#12 Coherency Test doesn't parse certain ascii from source_data

open
Herbert Law
None
5
2007-09-19
2007-09-12
Brendan Rehon
No

The Coherency Test will not correctly resolve a filepath in the <contributor><source_tag> with an ampersand ascii code.

For example, if you export from the following file:

C:\spaces & ampersand test\box.dae

which is written as the following <source_data> tag

<source_data>
file:///C:/spaces%20%26%20ampersand%20test/box.dae
</source_data>

then the Coherency Test returns the following error:

ERROR: Failed to parse file:///C:/spaces %26 ampersand test/box.dae

To reproduce this issue, open test.zip and copy "spaces & ampersand test" into C:\.

Included are a Maya 8.5 scene (C:\spaces & ampersand test\box.mb) which, when exported with ColladaMaya 3.04D, generates (C:\spaces & ampersand test\box.dae).

This box.dae is opened (via File->Open not drag and drop or import) in Maya and re-exported as "C:\spaces & ampersand test\box_reexport.dae".

Steps to Reproduce:
1) Drag and drop box_reexport.dae (in C:\spaces & ampersand test\ along with box.dae) into the Coherency Test.

Discussion

  • Brendan Rehon
    Brendan Rehon
    2007-09-12

    <source_data> with ampersand test

     
    Attachments
  • Herbert Law
    Herbert Law
    2007-09-19

    Logged In: YES
    user_id=1603796
    Originator: NO

    Steve
    The Dom corrently convert only ' ' to %20
    Other charactors that should be escaped will generate DOM error which will pass to the coherencytest
    The Dom might need to convert all the missing escaped charators.

    Brendon
    Can you investigate what other charactors should be escaped and compile a list for steve?

    Thanks,
    Herbert

     
  • Herbert Law
    Herbert Law
    2007-09-19

    • assigned_to: nobody --> sceahklaw
     
  • Brendan Rehon
    Brendan Rehon
    2007-09-19

    Logged In: YES
    user_id=1686792
    Originator: YES

    To clarify:

    Do we want

    (a) a list of characters that the DOM needs to escape when written to a URI?
    or
    (b) a list of escaped characters that the DOM needs to convert from the URI?

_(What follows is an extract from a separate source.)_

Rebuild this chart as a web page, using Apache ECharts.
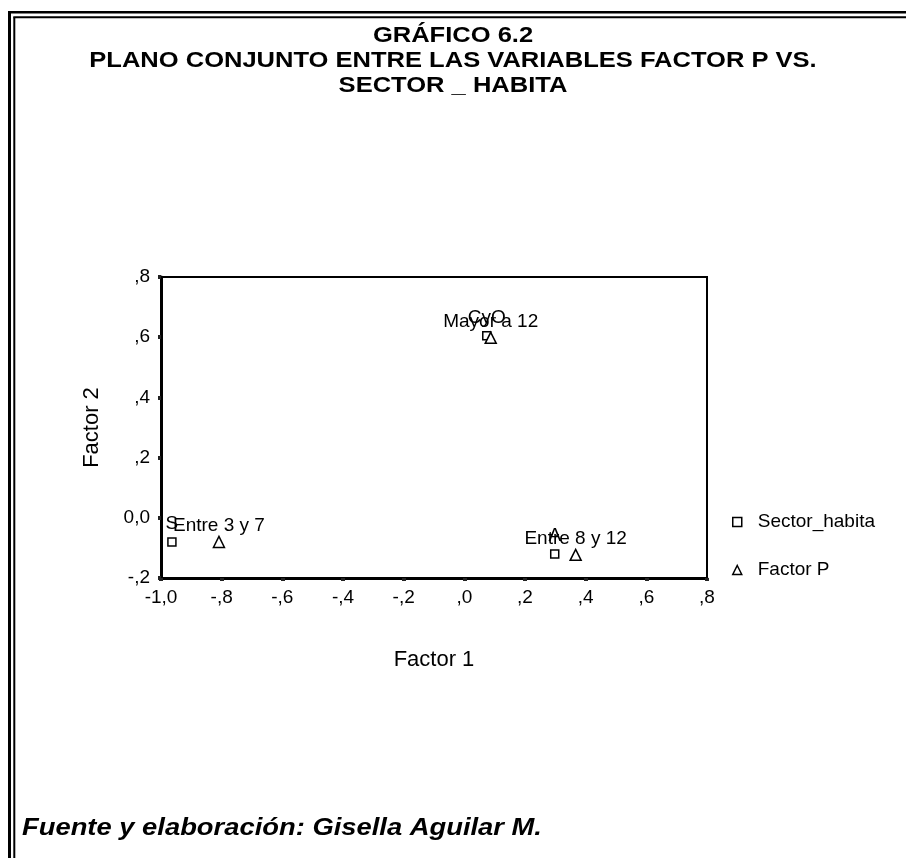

    Because if you're asking for (b) -- according to RFC 2396 -- "a URI is always in an "escaped" form, since escaping or unescaping a completed URI might change its semantics." So anytime the DOM encounters a % character, it should always considered the start of an escaped sequence.

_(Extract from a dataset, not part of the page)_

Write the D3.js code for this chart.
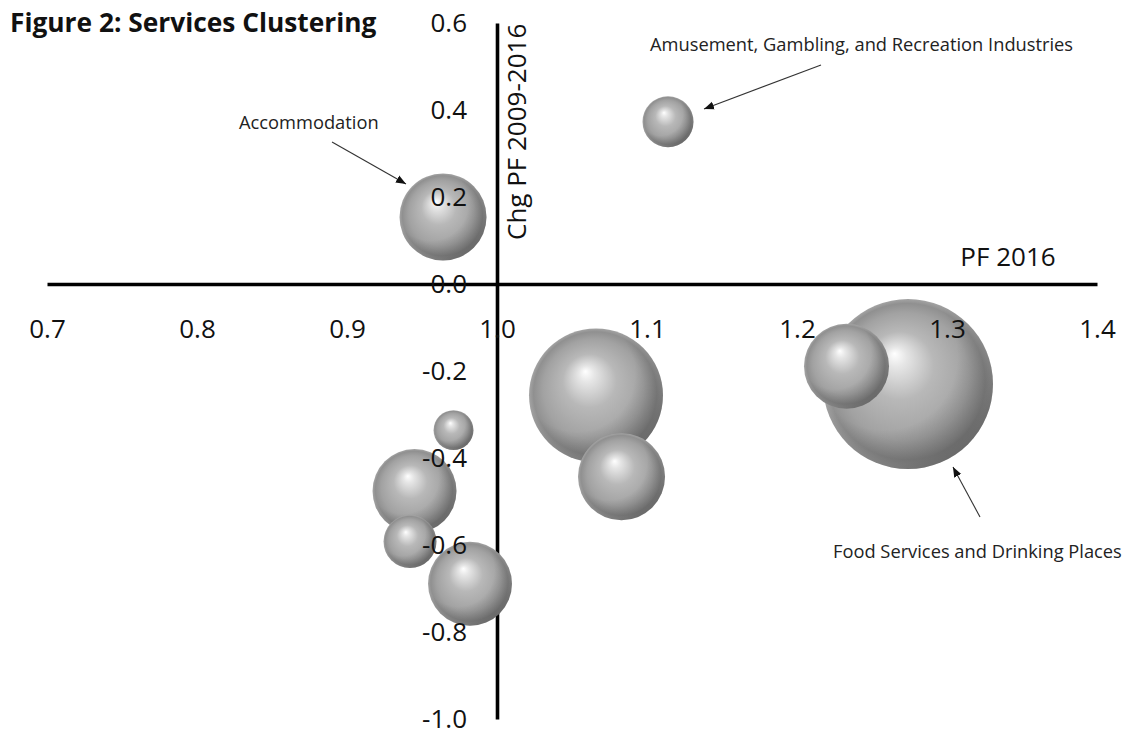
<!DOCTYPE html>
<html>
<head>
<meta charset="utf-8">
<script src="https://cdn.jsdelivr.net/npm/d3@7"></script>
<style>
  html, body { margin: 0; padding: 0; background: #fff; }
  svg { display: block; }
  text { font-family: "Open Sans", "Noto Sans", sans-serif; }
</style>
</head>
<body>
<svg id="chart" width="1128" height="736"></svg>
<script>
// ---- data ----
const industries = [
  "Amusement, Gambling, and Recreation Industries",
  "Accommodation",
  "Services A",
  "Food Services and Drinking Places",
  "Services B",
  "Services C",
  "Services D",
  "Services E",
  "Services F",
  "Services G"
];
const pf2016 =      [1.114, 0.964, 1.066, 1.274, 1.233, 1.083, 0.971, 0.945, 0.942, 0.982];
const chgPF =       [0.373, 0.154, -0.256, -0.230, -0.189, -0.443, -0.336, -0.476, -0.592, -0.689];
const bubbleSize =  [9.0, 26.2, 62.1, 100, 25.0, 26.2, 5.5, 24.4, 9.7, 24.4];
const xTicks = [0.7, 0.8, 0.9, 1.0, 1.1, 1.2, 1.3, 1.4];
const yTicks = [-1.0, -0.8, -0.6, -0.4, -0.2, 0.0, 0.2, 0.4, 0.6];
const titleText = "Figure 2: Services Clustering";
const xTitle = "PF 2016";
const yTitle = "Chg PF 2009-2016";
const labelled = [
  { idx: 0, text: "Amusement, Gambling, and Recreation Industries" },
  { idx: 1, text: "Accommodation" },
  { idx: 3, text: "Food Services and Drinking Places" }
];

// ---- chart ----
const svg = d3.select("#chart");
const x = d3.scaleLinear().domain([0.7, 1.4]).range([47, 1097]);
const y = d3.scaleLinear().domain([-1.0, 0.6]).range([719, 23]);
const r = d3.scaleSqrt().domain([0, 100]).range([0, 85]);

const defs = svg.append("defs");
const g1 = defs.append("radialGradient").attr("id", "sphere")
  .attr("cx", 0.5).attr("cy", 0.5).attr("r", 0.5).attr("fx", 0.42).attr("fy", 0.32);
[[0, "#ffffff"], [0.12, "#e6e6e6"], [0.4, "#b8b8b8"], [0.75, "#a2a2a2"], [0.92, "#909090"], [1, "#a4a4a4"]]
  .forEach(([o, c]) => g1.append("stop").attr("offset", o).attr("stop-color", c));
const g2 = defs.append("radialGradient").attr("id", "shade")
  .attr("cx", 0.36).attr("cy", 0.34).attr("r", 0.78);
[[0, 0], [0.55, 0], [0.82, 0.22], [1, 0.48]]
  .forEach(([o, a]) => g2.append("stop").attr("offset", o).attr("stop-color", "#000").attr("stop-opacity", a));
defs.append("marker").attr("id", "arrow")
  .attr("viewBox", "0 0 10 10").attr("refX", 10).attr("refY", 5)
  .attr("markerWidth", 10).attr("markerHeight", 10).attr("markerUnits", "userSpaceOnUse")
  .attr("orient", "auto")
  .append("path").attr("d", "M0,1 L10,5 L0,9 Z").attr("fill", "#111");

const fmt = v => v.toFixed(1);

// axis lines (under bubbles)
const xAxisLine = svg.append("g").attr("transform", `translate(0,${y(0)})`)
  .call(d3.axisBottom(x).tickValues(xTicks).tickSize(0).tickFormat(""));
const yAxisLine = svg.append("g").attr("transform", `translate(${x(1.0)},0)`)
  .call(d3.axisLeft(y).tickValues(yTicks).tickSize(0).tickFormat(""));
[xAxisLine, yAxisLine].forEach(g => {
  g.selectAll(".tick").remove();
  g.select(".domain").attr("stroke", "#000").attr("stroke-width", 3.6);
});

// bubbles (largest first)
const data = industries.map((name, i) => ({ name, px: pf2016[i], py: chgPF[i], s: bubbleSize[i] }))
  .sort((a, b) => b.s - a.s);
const bub = svg.append("g");
bub.selectAll("circle.base").data(data).join("circle").attr("class", "base")
  .attr("cx", d => x(d.px)).attr("cy", d => y(d.py)).attr("r", d => r(d.s))
  .attr("fill", "url(#sphere)");
bub.selectAll("circle.base").each(function(d) {
  d3.select(this.parentNode).insert("circle", () => this.nextSibling)
    .attr("cx", x(d.px)).attr("cy", y(d.py)).attr("r", r(d.s))
    .attr("fill", "url(#shade)");
});

// tick labels (over bubbles)
const xLab = svg.append("g").attr("transform", `translate(0,${y(0)})`)
  .call(d3.axisBottom(x).tickValues(xTicks).tickSize(0).tickPadding(36).tickFormat(fmt));
const yLab = svg.append("g").attr("transform", `translate(${x(1.0)},0)`)
  .call(d3.axisLeft(y).tickValues(yTicks).tickSize(0).tickPadding(30).tickFormat(fmt));
[xLab, yLab].forEach(g => {
  g.select(".domain").remove();
  g.selectAll("text").attr("font-size", 26).attr("fill", "#111")
    .attr("font-family", "'Open Sans', sans-serif");
});
yLab.selectAll("text").attr("dy", "0.34em");

// axis titles
svg.append("text").attr("x", 1008).attr("y", 266).attr("text-anchor", "middle")
  .attr("font-size", 26).attr("fill", "#111").text(xTitle);
svg.append("text").attr("transform", "translate(526,240) rotate(-90)")
  .attr("font-size", 26).attr("fill", "#111").text(yTitle);

// title
svg.append("text").attr("x", 10).attr("y", 32).attr("font-size", 26.3).attr("font-weight", 700)
  .attr("fill", "#111").text(titleText);

// annotations
const annPos = [
  { tx: 650, ty: 45, from: [821, 65], to: [704, 109] },
  { tx: 239, ty: 123, from: [332, 142], to: [406, 184] },
  { tx: 833, ty: 552, from: [980, 517], to: [953, 467] }
];
labelled.forEach((l, i) => {
  const p = annPos[i];
  svg.append("text").attr("x", p.tx).attr("y", p.ty).attr("dy", "0.35em")
    .attr("font-size", 18.3).attr("fill", "#222").text(l.text);
  svg.append("line").attr("x1", p.from[0]).attr("y1", p.from[1]).attr("x2", p.to[0]).attr("y2", p.to[1])
    .attr("stroke", "#333").attr("stroke-width", 1.1).attr("marker-end", "url(#arrow)");
});
</script>
</body>
</html>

    As for (a), here's my list from my understanding of RFC 2396 and RFC 2732 (for the square brackets):

    [Reserved characters; escape these if these appear in a directory name of the URI]
    reserved = ";" | "/" | "?" | ":" | "@" | "&" | "=" | "+" | "$" | "," | "[" | "]"

    [Excluded US ASCII characters; always escape]
    control = <US-ASCII coded characters 00-1F and 7F hexadecimal>
    space = <US-ASCII coded character 20 hexadecimal>
    delims = "<" | ">" | "#" | "%" | <">
    unwise = "{" | "}" | "|" | "\" | "^" | "`"

    Also, all non-printable characters in a US-ASCII coded character set must be escaped.

    You can also escape unreserved characters if the context prevents the unreserved characters to be written.

    According to http://www.w3.org/TR/2001/WD-charmod-20010126/#sec-URIs, the exact method of escaping should work as follows:

    1. Each disallowed character is converted to UTF-8, resulting in one or more bytes.
    2. The resulting bytes are escaped using the URI escaping mechanism (that is, each byte is converted to %HH, where HH is the byte value expressed using hexadecimal notation).
    3. The original character is replaced by the resulting character sequence.